◆ **PROBLEM DESCRIPTION**: In your copy, leave out the pictures and repeat the entries below exactly.

***** SUPPLIED INFORMATION *****

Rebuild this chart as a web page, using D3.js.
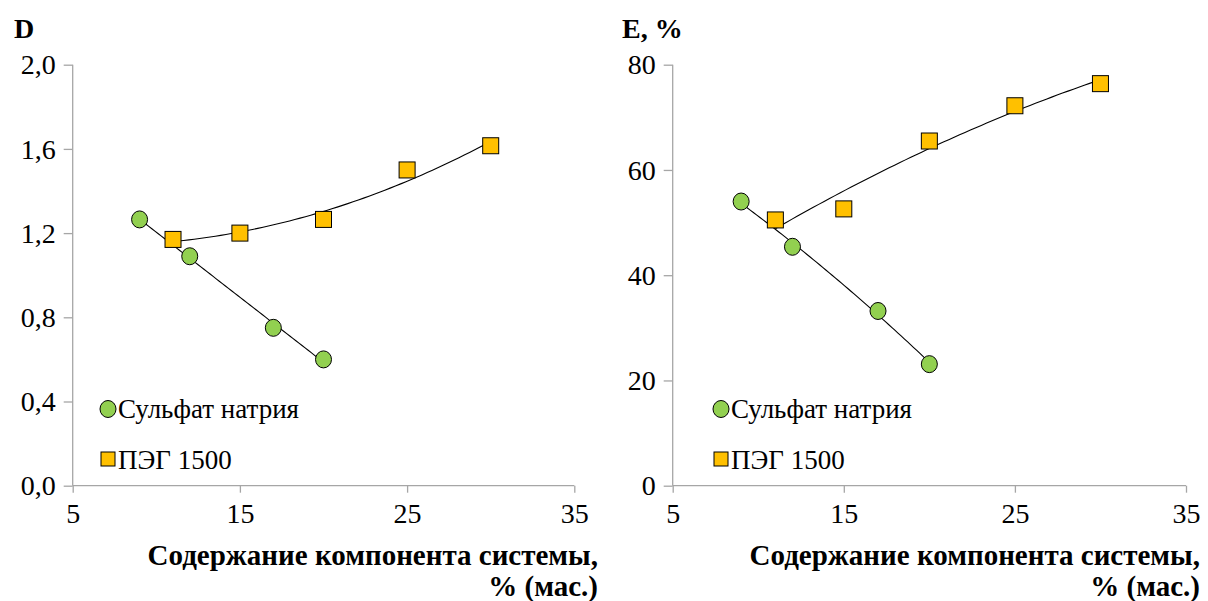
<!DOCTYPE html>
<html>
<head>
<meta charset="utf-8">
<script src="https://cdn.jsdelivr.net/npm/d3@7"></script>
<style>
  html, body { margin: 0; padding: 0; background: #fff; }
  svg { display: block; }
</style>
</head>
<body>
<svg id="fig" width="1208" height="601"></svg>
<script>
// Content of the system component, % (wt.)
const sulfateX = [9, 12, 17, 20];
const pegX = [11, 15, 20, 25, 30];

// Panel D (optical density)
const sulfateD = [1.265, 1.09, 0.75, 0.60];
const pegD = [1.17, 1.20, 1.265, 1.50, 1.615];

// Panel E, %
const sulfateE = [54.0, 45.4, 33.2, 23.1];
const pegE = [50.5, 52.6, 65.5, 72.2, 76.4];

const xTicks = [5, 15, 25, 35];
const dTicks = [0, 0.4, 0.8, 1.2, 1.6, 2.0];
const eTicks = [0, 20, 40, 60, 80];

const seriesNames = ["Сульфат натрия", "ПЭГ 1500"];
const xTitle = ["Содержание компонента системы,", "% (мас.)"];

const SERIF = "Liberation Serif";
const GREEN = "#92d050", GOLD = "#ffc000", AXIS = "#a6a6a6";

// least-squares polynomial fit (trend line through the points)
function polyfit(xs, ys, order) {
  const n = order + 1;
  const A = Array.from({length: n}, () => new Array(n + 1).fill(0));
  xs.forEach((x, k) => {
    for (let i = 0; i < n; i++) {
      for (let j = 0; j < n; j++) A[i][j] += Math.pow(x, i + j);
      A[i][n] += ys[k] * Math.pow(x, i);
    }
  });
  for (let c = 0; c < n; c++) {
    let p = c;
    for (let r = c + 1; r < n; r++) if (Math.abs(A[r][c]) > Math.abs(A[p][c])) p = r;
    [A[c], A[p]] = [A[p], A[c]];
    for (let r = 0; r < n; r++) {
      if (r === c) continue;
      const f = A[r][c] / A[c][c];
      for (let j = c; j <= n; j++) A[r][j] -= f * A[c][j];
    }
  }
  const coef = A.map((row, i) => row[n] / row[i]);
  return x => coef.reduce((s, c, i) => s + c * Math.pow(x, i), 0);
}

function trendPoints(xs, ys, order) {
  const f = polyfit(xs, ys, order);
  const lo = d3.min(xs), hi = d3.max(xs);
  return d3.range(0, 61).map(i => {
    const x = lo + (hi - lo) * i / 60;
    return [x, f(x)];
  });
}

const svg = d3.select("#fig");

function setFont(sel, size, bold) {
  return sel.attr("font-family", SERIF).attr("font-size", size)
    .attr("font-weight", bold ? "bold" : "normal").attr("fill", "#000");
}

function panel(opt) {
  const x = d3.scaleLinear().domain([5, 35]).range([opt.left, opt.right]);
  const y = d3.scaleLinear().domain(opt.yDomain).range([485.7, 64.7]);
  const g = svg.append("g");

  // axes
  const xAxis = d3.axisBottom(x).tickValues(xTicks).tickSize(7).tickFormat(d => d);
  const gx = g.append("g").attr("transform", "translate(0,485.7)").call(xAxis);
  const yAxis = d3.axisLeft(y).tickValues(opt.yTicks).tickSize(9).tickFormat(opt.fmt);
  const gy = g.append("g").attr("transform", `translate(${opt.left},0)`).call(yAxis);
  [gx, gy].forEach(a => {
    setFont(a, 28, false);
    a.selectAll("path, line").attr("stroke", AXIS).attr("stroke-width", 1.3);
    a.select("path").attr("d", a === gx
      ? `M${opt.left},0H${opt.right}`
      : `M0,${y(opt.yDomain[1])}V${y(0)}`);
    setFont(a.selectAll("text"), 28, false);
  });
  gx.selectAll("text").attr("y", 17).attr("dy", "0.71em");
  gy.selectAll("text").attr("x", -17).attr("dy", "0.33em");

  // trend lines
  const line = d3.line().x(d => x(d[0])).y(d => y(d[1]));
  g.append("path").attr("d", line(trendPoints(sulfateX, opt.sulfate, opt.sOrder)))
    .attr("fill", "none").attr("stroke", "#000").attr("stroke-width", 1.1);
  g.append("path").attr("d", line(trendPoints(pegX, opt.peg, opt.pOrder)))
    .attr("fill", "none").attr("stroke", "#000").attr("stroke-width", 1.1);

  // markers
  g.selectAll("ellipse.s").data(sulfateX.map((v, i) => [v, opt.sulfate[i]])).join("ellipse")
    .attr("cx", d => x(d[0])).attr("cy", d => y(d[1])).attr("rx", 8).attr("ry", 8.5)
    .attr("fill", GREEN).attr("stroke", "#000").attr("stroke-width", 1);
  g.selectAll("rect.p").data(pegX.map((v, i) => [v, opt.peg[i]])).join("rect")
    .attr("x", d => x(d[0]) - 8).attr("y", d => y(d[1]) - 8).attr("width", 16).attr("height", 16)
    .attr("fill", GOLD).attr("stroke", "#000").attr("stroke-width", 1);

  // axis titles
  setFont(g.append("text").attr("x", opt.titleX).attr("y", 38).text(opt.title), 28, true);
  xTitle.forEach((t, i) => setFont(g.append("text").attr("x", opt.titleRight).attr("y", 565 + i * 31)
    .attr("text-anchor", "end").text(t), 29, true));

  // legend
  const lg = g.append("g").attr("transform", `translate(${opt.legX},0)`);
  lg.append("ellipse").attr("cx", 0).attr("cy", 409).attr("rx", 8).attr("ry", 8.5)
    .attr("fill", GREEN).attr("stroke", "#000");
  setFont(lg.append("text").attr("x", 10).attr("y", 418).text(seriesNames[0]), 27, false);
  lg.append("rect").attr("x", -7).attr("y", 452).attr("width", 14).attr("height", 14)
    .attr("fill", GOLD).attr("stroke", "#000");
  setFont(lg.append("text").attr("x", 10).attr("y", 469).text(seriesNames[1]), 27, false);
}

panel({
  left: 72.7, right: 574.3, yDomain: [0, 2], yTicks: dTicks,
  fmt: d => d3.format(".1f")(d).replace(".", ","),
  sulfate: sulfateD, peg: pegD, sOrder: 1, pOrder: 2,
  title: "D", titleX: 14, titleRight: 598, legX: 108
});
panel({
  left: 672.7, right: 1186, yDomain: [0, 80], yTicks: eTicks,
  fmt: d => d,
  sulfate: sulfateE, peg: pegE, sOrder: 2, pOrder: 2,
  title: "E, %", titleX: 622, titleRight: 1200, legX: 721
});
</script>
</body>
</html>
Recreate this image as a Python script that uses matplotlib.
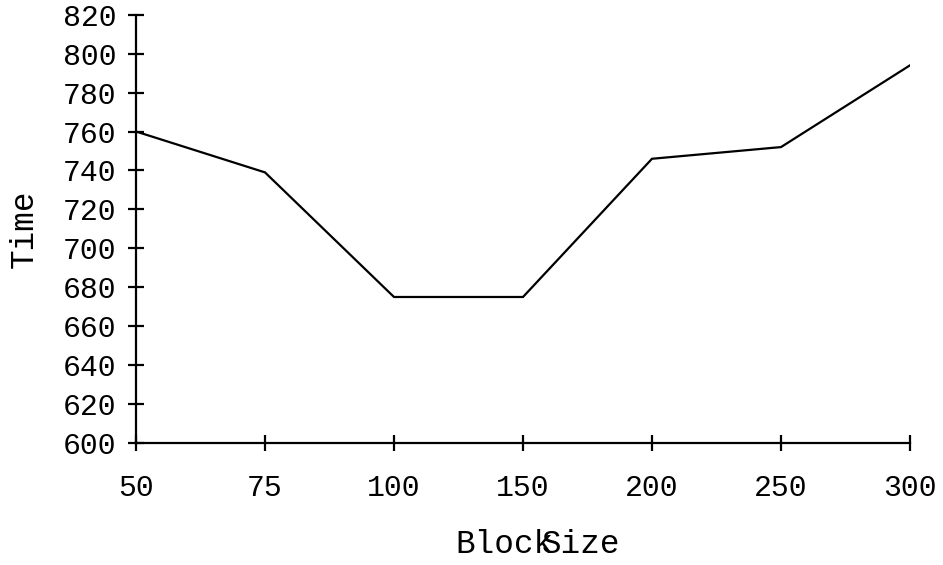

*****

◆ **WORKED SOLUTION**:
Rebuild this chart as a web page, using D3.js.
<!DOCTYPE html>
<html>
<head>
<meta charset="utf-8">
<script src="https://cdn.jsdelivr.net/npm/d3@7"></script>
<style>
  html, body { margin: 0; padding: 0; background: #fff; }
  svg { display: block; }
</style>
</head>
<body>
<svg id="fig" width="1208" height="601"></svg>
<script>
// Content of the system component, % (wt.)
const sulfateX = [9, 12, 17, 20];
const pegX = [11, 15, 20, 25, 30];

// Panel D (optical density)
const sulfateD = [1.265, 1.09, 0.75, 0.60];
const pegD = [1.17, 1.20, 1.265, 1.50, 1.615];

// Panel E, %
const sulfateE = [54.0, 45.4, 33.2, 23.1];
const pegE = [50.5, 52.6, 65.5, 72.2, 76.4];

const xTicks = [5, 15, 25, 35];
const dTicks = [0, 0.4, 0.8, 1.2, 1.6, 2.0];
const eTicks = [0, 20, 40, 60, 80];

const seriesNames = ["Сульфат натрия", "ПЭГ 1500"];
const xTitle = ["Содержание компонента системы,", "% (мас.)"];

const SERIF = "Liberation Serif";
const GREEN = "#92d050", GOLD = "#ffc000", AXIS = "#a6a6a6";

// least-squares polynomial fit (trend line through the points)
function polyfit(xs, ys, order) {
  const n = order + 1;
  const A = Array.from({length: n}, () => new Array(n + 1).fill(0));
  xs.forEach((x, k) => {
    for (let i = 0; i < n; i++) {
      for (let j = 0; j < n; j++) A[i][j] += Math.pow(x, i + j);
      A[i][n] += ys[k] * Math.pow(x, i);
    }
  });
  for (let c = 0; c < n; c++) {
    let p = c;
    for (let r = c + 1; r < n; r++) if (Math.abs(A[r][c]) > Math.abs(A[p][c])) p = r;
    [A[c], A[p]] = [A[p], A[c]];
    for (let r = 0; r < n; r++) {
      if (r === c) continue;
      const f = A[r][c] / A[c][c];
      for (let j = c; j <= n; j++) A[r][j] -= f * A[c][j];
    }
  }
  const coef = A.map((row, i) => row[n] / row[i]);
  return x => coef.reduce((s, c, i) => s + c * Math.pow(x, i), 0);
}

function trendPoints(xs, ys, order) {
  const f = polyfit(xs, ys, order);
  const lo = d3.min(xs), hi = d3.max(xs);
  return d3.range(0, 61).map(i => {
    const x = lo + (hi - lo) * i / 60;
    return [x, f(x)];
  });
}

const svg = d3.select("#fig");

function setFont(sel, size, bold) {
  return sel.attr("font-family", SERIF).attr("font-size", size)
    .attr("font-weight", bold ? "bold" : "normal").attr("fill", "#000");
}

function panel(opt) {
  const x = d3.scaleLinear().domain([5, 35]).range([opt.left, opt.right]);
  const y = d3.scaleLinear().domain(opt.yDomain).range([485.7, 64.7]);
  const g = svg.append("g");

  // axes
  const xAxis = d3.axisBottom(x).tickValues(xTicks).tickSize(7).tickFormat(d => d);
  const gx = g.append("g").attr("transform", "translate(0,485.7)").call(xAxis);
  const yAxis = d3.axisLeft(y).tickValues(opt.yTicks).tickSize(9).tickFormat(opt.fmt);
  const gy = g.append("g").attr("transform", `translate(${opt.left},0)`).call(yAxis);
  [gx, gy].forEach(a => {
    setFont(a, 28, false);
    a.selectAll("path, line").attr("stroke", AXIS).attr("stroke-width", 1.3);
    a.select("path").attr("d", a === gx
      ? `M${opt.left},0H${opt.right}`
      : `M0,${y(opt.yDomain[1])}V${y(0)}`);
    setFont(a.selectAll("text"), 28, false);
  });
  gx.selectAll("text").attr("y", 17).attr("dy", "0.71em");
  gy.selectAll("text").attr("x", -17).attr("dy", "0.33em");

  // trend lines
  const line = d3.line().x(d => x(d[0])).y(d => y(d[1]));
  g.append("path").attr("d", line(trendPoints(sulfateX, opt.sulfate, opt.sOrder)))
    .attr("fill", "none").attr("stroke", "#000").attr("stroke-width", 1.1);
  g.append("path").attr("d", line(trendPoints(pegX, opt.peg, opt.pOrder)))
    .attr("fill", "none").attr("stroke", "#000").attr("stroke-width", 1.1);

  // markers
  g.selectAll("ellipse.s").data(sulfateX.map((v, i) => [v, opt.sulfate[i]])).join("ellipse")
    .attr("cx", d => x(d[0])).attr("cy", d => y(d[1])).attr("rx", 8).attr("ry", 8.5)
    .attr("fill", GREEN).attr("stroke", "#000").attr("stroke-width", 1);
  g.selectAll("rect.p").data(pegX.map((v, i) => [v, opt.peg[i]])).join("rect")
    .attr("x", d => x(d[0]) - 8).attr("y", d => y(d[1]) - 8).attr("width", 16).attr("height", 16)
    .attr("fill", GOLD).attr("stroke", "#000").attr("stroke-width", 1);

  // axis titles
  setFont(g.append("text").attr("x", opt.titleX).attr("y", 38).text(opt.title), 28, true);
  xTitle.forEach((t, i) => setFont(g.append("text").attr("x", opt.titleRight).attr("y", 565 + i * 31)
    .attr("text-anchor", "end").text(t), 29, true));

  // legend
  const lg = g.append("g").attr("transform", `translate(${opt.legX},0)`);
  lg.append("ellipse").attr("cx", 0).attr("cy", 409).attr("rx", 8).attr("ry", 8.5)
    .attr("fill", GREEN).attr("stroke", "#000");
  setFont(lg.append("text").attr("x", 10).attr("y", 418).text(seriesNames[0]), 27, false);
  lg.append("rect").attr("x", -7).attr("y", 452).attr("width", 14).attr("height", 14)
    .attr("fill", GOLD).attr("stroke", "#000");
  setFont(lg.append("text").attr("x", 10).attr("y", 469).text(seriesNames[1]), 27, false);
}

panel({
  left: 72.7, right: 574.3, yDomain: [0, 2], yTicks: dTicks,
  fmt: d => d3.format(".1f")(d).replace(".", ","),
  sulfate: sulfateD, peg: pegD, sOrder: 1, pOrder: 2,
  title: "D", titleX: 14, titleRight: 598, legX: 108
});
panel({
  left: 672.7, right: 1186, yDomain: [0, 80], yTicks: eTicks,
  fmt: d => d,
  sulfate: sulfateE, peg: pegE, sOrder: 2, pOrder: 2,
  title: "E, %", titleX: 622, titleRight: 1200, legX: 721
});
</script>
</body>
</html>
Recreate this image as a Python script that uses matplotlib.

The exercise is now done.